■ SHORT TASK:
Records follow. Pull out every line that contains "matplotlib".

■ STORED ROWS:
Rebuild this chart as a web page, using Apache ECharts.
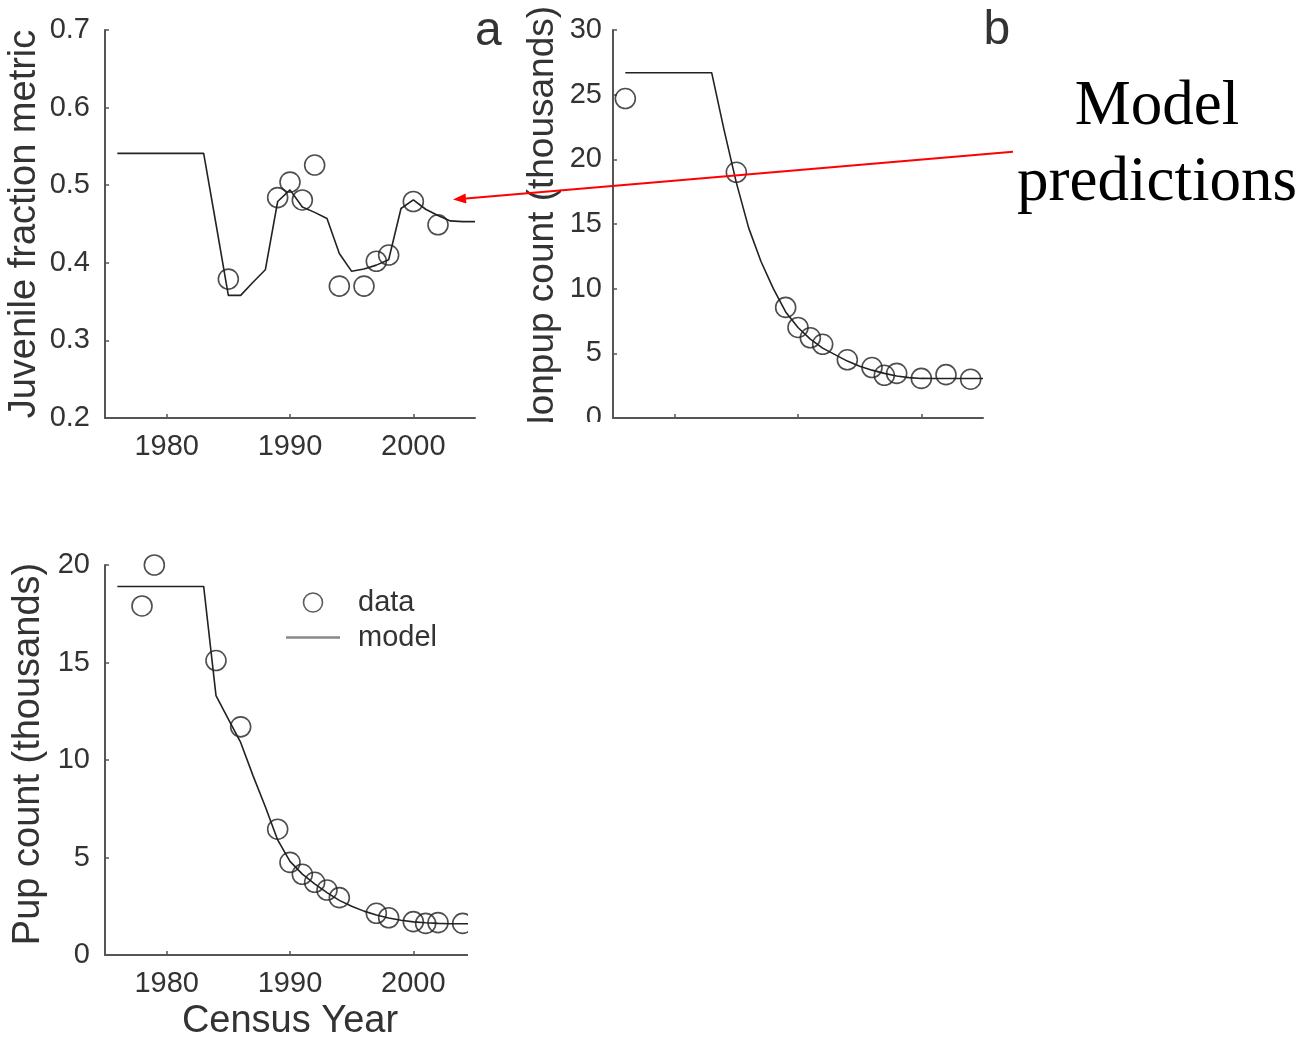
==
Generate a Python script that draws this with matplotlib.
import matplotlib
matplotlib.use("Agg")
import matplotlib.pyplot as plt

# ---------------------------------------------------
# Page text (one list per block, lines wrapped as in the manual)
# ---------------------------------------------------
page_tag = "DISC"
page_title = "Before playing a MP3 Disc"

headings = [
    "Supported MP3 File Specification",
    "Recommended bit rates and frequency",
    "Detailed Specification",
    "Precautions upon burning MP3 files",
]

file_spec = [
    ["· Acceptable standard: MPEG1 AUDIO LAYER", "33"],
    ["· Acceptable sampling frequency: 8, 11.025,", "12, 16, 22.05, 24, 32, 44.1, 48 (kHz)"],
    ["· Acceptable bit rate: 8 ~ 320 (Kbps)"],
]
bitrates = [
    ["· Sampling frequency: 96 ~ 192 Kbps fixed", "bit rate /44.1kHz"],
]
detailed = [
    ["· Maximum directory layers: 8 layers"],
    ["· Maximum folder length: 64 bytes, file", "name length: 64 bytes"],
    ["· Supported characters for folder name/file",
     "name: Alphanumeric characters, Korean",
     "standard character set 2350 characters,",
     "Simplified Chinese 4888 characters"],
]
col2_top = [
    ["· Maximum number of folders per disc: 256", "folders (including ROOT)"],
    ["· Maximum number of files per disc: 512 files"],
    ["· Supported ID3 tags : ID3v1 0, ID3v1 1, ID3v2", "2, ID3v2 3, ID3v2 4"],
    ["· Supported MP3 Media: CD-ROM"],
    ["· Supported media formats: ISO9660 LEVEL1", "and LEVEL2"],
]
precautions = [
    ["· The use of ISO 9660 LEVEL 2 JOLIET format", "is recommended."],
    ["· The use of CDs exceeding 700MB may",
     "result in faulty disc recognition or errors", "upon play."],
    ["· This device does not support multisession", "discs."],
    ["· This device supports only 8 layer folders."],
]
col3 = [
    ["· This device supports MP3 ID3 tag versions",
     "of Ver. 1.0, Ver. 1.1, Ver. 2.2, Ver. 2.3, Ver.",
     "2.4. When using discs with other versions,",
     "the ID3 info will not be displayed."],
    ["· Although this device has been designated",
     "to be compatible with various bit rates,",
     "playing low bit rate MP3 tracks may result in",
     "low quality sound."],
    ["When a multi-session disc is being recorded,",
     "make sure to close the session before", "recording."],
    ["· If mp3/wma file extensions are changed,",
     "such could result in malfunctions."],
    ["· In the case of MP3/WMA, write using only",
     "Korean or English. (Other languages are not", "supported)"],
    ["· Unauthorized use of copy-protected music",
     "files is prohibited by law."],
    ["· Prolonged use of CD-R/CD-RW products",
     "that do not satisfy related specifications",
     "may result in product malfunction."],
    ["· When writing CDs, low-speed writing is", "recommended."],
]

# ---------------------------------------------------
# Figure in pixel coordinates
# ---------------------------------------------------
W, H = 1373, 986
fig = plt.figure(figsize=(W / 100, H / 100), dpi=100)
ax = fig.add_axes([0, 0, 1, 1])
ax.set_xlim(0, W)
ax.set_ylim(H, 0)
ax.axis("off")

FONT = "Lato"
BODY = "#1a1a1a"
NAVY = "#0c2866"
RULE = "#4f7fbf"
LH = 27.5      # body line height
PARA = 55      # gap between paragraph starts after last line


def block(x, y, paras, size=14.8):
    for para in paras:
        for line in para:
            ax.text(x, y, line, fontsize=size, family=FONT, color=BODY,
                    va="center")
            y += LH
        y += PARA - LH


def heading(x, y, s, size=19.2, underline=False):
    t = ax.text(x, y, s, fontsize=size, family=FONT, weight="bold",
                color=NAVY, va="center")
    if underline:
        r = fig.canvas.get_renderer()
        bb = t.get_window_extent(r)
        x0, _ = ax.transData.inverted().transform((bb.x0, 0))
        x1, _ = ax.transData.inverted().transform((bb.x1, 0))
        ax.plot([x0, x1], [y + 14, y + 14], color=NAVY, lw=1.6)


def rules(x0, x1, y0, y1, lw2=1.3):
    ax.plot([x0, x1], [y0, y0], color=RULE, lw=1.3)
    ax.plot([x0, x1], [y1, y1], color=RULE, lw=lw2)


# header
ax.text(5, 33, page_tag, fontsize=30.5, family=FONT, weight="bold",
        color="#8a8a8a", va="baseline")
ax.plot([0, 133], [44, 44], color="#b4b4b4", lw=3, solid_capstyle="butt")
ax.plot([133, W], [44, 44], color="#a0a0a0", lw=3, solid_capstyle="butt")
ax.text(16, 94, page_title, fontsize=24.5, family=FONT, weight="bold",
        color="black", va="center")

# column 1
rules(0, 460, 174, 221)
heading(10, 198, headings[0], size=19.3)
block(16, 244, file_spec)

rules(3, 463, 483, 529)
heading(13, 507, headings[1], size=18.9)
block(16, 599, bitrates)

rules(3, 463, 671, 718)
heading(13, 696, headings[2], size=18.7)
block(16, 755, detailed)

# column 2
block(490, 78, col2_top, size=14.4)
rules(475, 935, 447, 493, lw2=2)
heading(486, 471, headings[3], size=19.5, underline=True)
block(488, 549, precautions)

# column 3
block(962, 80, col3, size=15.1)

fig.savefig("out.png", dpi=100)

■ ANSWER FOR THIS EXERCISE:
Generate a Python script that draws this with matplotlib.
import matplotlib
matplotlib.use("Agg")
import matplotlib.pyplot as plt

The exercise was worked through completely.